Mon premier gros coup de cœur de cette quinzaine cannoise a été du côté de la compétition Un Certain Regard. Une sélection qui offre, année après année, des films souvent fabuleux. Godland nous fait voyager du Danemark en Islande pour raconter la terrible épreuve de foi d’un pasteur luthérien.
Fin du XIXe siècle. Un jeune pasteur danois arrivé en Islande a pour mission de faire construire une église et de photographier la population au milieu de paysages inhospitaliers. Tandis qu’il s’acquitte de son devoir, une improbable histoire d’amour se développe en même temps qu’un violent conflit…
Godland est à la fois visuellement saisissant et émotionnellement austère, mais ô combien touchant, opposant cet homme de foi de la fin du XIXe siècle à une force bien plus forte que lui et pénétrante jusqu’au plus profond de son âme.
Le cinéma scandinave aime explorer la figure pastorale (il est tout de suite bon de rappeler que le prêtre, comme le nomme la traduction est ici un pasteur luthérien, pouvant donc se marier, point important pour comprendre l’histoire).
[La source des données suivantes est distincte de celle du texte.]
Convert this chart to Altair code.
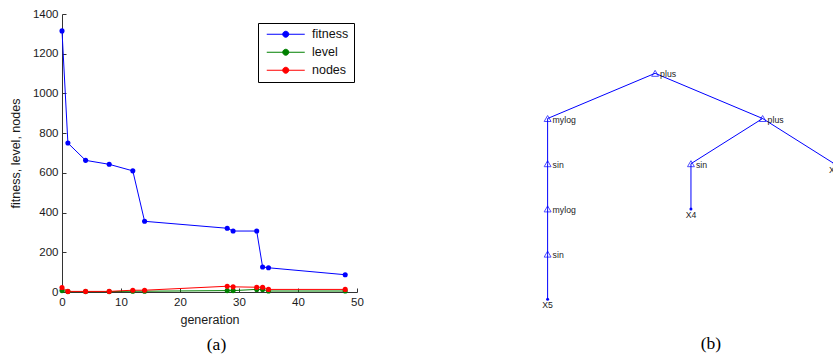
import altair as alt
import pandas as pd

# ---------------- data: panel (a) ----------------
generation = [0, 1, 4, 8, 12, 14, 28, 29, 33, 34, 35, 48]
fitness = [1315, 750, 663, 643, 610, 356, 321, 307, 307, 126, 122, 87]
level = [7, 2, 2, 2, 4, 4, 7, 7, 13, 13, 5, 5]
nodes = [23, 3, 3, 3, 9, 9, 29, 26, 24, 24, 13, 13]
series_names = ["fitness", "level", "nodes"]
series_colors = ["#0000ff", "#008000", "#ff0000"]
x_ticks = [0, 10, 20, 30, 40, 50]
y_ticks = [0, 200, 400, 600, 800, 1000, 1200, 1400]

# ---------------- data: panel (b) tree ----------------
tree_labels = ["plus", "mylog", "sin", "mylog", "sin", "X5", "plus", "sin", "X4", "X2"]
tree_pos = [1.75, 1, 1, 1, 1, 1, 2.5, 2, 2, 3]
tree_depth = [0, 1, 2, 3, 4, 5, 1, 2, 3, 2]
tree_parent = [None, 0, 1, 2, 3, 4, 0, 6, 7, 6]
tree_leaf = [False, False, False, False, False, True, False, False, True, True]

rows = []
for name, vals in zip(series_names, [fitness, level, nodes]):
    for g, v in zip(generation, vals):
        rows.append({"generation": g, "value": v, "series": name})
df_a = pd.DataFrame(rows)

df_nodes = pd.DataFrame({"label": tree_labels, "pos": tree_pos,
                         "depth": tree_depth, "leaf": tree_leaf})
edge_rows = []
for i, p in enumerate(tree_parent):
    if p is not None:
        edge_rows.append({"px": tree_pos[p], "py": tree_depth[p],
                          "cx": tree_pos[i], "cy": tree_depth[i]})
df_edges = pd.DataFrame(edge_rows)

FONT = "Liberation Sans"
W_A, H_A = 295, 278

# legend symbol: a line with a dot (box of size 100 -> unit = 5px)
legend_path = "M-3.8,0H3.8M-0.6,0A0.6,0.6,0,1,1,0.6,0A0.6,0.6,0,1,1,-0.6,0Z"

xs_a = alt.Scale(domain=[0, 50], nice=False)
ys_a = alt.Scale(domain=[0, 1400], nice=False)

color = alt.Color(
    "series:N",
    scale=alt.Scale(domain=series_names, range=series_colors),
    legend=alt.Legend(
        orient="none", legendX=196, legendY=9, title=None,
        fillColor="white", strokeColor="black", padding=5, rowPadding=5,
        labelFont=FONT, labelFontSize=12.5, labelColor="#111111",
        symbolType=legend_path, symbolSize=100, symbolStrokeWidth=1,
        symbolOffset=16.5, labelOffset=20,
    ),
)

lines = alt.Chart(df_a).mark_line(strokeWidth=1).encode(
    x=alt.X("generation:Q", scale=xs_a,
            axis=alt.Axis(values=x_ticks, tickSize=0, labelPadding=4, labelFlush=False,
                          title="generation", titlePadding=6, grid=False)),
    y=alt.Y("value:Q", scale=ys_a,
            axis=alt.Axis(values=y_ticks, tickSize=0, labelPadding=4, format="d",
                          labelFlush=False,
                          title="fitness, level, nodes", titlePadding=10, grid=False)),
    color=color,
)
points = alt.Chart(df_a).mark_point(filled=True, size=26, opacity=1).encode(
    x=alt.X("generation:Q", scale=xs_a, axis=None),
    y=alt.Y("value:Q", scale=ys_a, axis=None),
    color=alt.Color("series:N"),
)
inner_ticks = alt.Chart(df_a).mark_point(opacity=0).encode(
    x=alt.X("generation:Q", scale=xs_a,
            axis=alt.Axis(orient="top", offset=-H_A, values=x_ticks, labels=False,
                          domain=False, tickSize=4, tickColor="#333333",
                          title=None, grid=False)),
    y=alt.Y("value:Q", scale=ys_a,
            axis=alt.Axis(orient="right", offset=-W_A, values=y_ticks, labels=False,
                          domain=False, tickSize=4, tickColor="#333333",
                          title=None, grid=False)),
)

panel_a = alt.layer(lines, points, inner_ticks).resolve_axis(
    x="independent", y="independent"
).properties(
    width=W_A, height=H_A,
    title=alt.TitleParams("(a)", orient="bottom", anchor="middle", frame="group",
                          dx=7, offset=10, font="Liberation Serif", fontSize=17.5,
                          fontWeight="normal", color="black"),
)

# ---------------- panel (b) ----------------
W_B, H_B = 344, 302
xs_b = alt.Scale(domain=[0.591, 2.991], nice=False, zero=False)
ys_b = alt.Scale(domain=[-1.312, 5.3694], nice=False, zero=False, reverse=True)
BLUE = "#0000ff"

edges = alt.Chart(df_edges).mark_rule(color=BLUE, strokeWidth=1, clip=True).encode(
    x=alt.X("px:Q", scale=xs_b, axis=None),
    y=alt.Y("py:Q", scale=ys_b, axis=None),
    x2="cx:Q", y2="cy:Q",
)
tri = alt.Chart(df_nodes).transform_filter("!datum.leaf").mark_point(
    shape="triangle-up", filled=False, color=BLUE, size=48, strokeWidth=1, clip=True
).encode(x=alt.X("pos:Q", scale=xs_b, axis=None), y=alt.Y("depth:Q", scale=ys_b, axis=None))
leafdot = alt.Chart(df_nodes).transform_filter("datum.leaf").mark_point(
    shape="circle", filled=True, color=BLUE, size=9, opacity=1, clip=True
).encode(x=alt.X("pos:Q", scale=xs_b, axis=None), y=alt.Y("depth:Q", scale=ys_b, axis=None))
int_text = alt.Chart(df_nodes).transform_filter("!datum.leaf").mark_text(
    align="left", baseline="middle", dx=5, dy=1, font=FONT, fontSize=8.7,
    color="#222222", clip=True
).encode(x=alt.X("pos:Q", scale=xs_b, axis=None), y=alt.Y("depth:Q", scale=ys_b, axis=None),
         text="label:N")
leaf_text = alt.Chart(df_nodes).transform_filter("datum.leaf").mark_text(
    align="center", baseline="top", dy=2, font=FONT, fontSize=8.7,
    color="#222222", clip=True
).encode(x=alt.X("pos:Q", scale=xs_b, axis=None), y=alt.Y("depth:Q", scale=ys_b, axis=None),
         text="label:N")

panel_b = alt.layer(edges, tri, leafdot, int_text, leaf_text).properties(
    width=W_B, height=H_B,
    title=alt.TitleParams("(b)", orient="bottom", anchor="middle", frame="group",
                          dx=50, offset=19, font="Liberation Serif", fontSize=17.5,
                          fontWeight="normal", color="black"),
)

chart = alt.hconcat(panel_a, panel_b, spacing=125).properties(
    padding={"left": 9, "top": 8, "right": 0, "bottom": 0}
).configure_view(stroke=None).configure_axis(
    labelFont=FONT, titleFont=FONT, labelFontSize=11.5, titleFontSize=12.5,
    titleFontWeight="normal", labelColor="#1a1a1a", titleColor="#1a1a1a",
    domainColor="#333333", grid=False,
)

chart.save("out.html", embed_options={"renderer": "svg", "actions": False})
Un personnage souvent présenté dans la confrontation entre une foi profonde et des tourments intérieurs. C’est ici le cas pour Lucas (Elliott Crosset Hove), ce jeune pasteur luthérien envoyé par son Église du Danemark pour établir une paroisse en Islande, sans être du tout préparé à ce qui l’attend. C’est un idéaliste sincère et dévoué, désireux de découvrir le pays et ses habitants sur le chemin de sa destination, mais l’Islande est moins accueillante qu’il ne l’avait prévu – mais pas pire que ce qu’on lui avait dit – et le difficile voyage le brise à petits feux.
Barrière de langue qui sépare, attraction et répulsion, fraîcheur d’une adolescente et amour naissant, rugosité d’un homme blessé qui cherchera le pardon, grâce ou châtiment, résistance au mal ou abdication… Tout cela, et plus encore, constitue un matériau extrêmement riche, rendu d’autant plus captivant par l’environnement et la photographie de Maria von Hausswolff, certaines audaces de réalisation, et ce choix d’un cadrage carré aux coins arrondis qui apporte un cachet tout particulier en resserrant visuellement les choses.
Il va aussi de soi que ce genre de récit et d’approche visuelle ne va pas à toute vitesse, mais attend plutôt de son public qu’il se penche et s’engage dans les rythmes surprenants et parfois éprouvants du projet.
Un voyage épique qui devient une véritable expérience immersive proposée au spectateur, avant de bifurquer vers un dénouement en forme de lutte intérieure (et physique) intense… mais il faudra attendre le 21 décembre pour le découvrir sur les écrans français.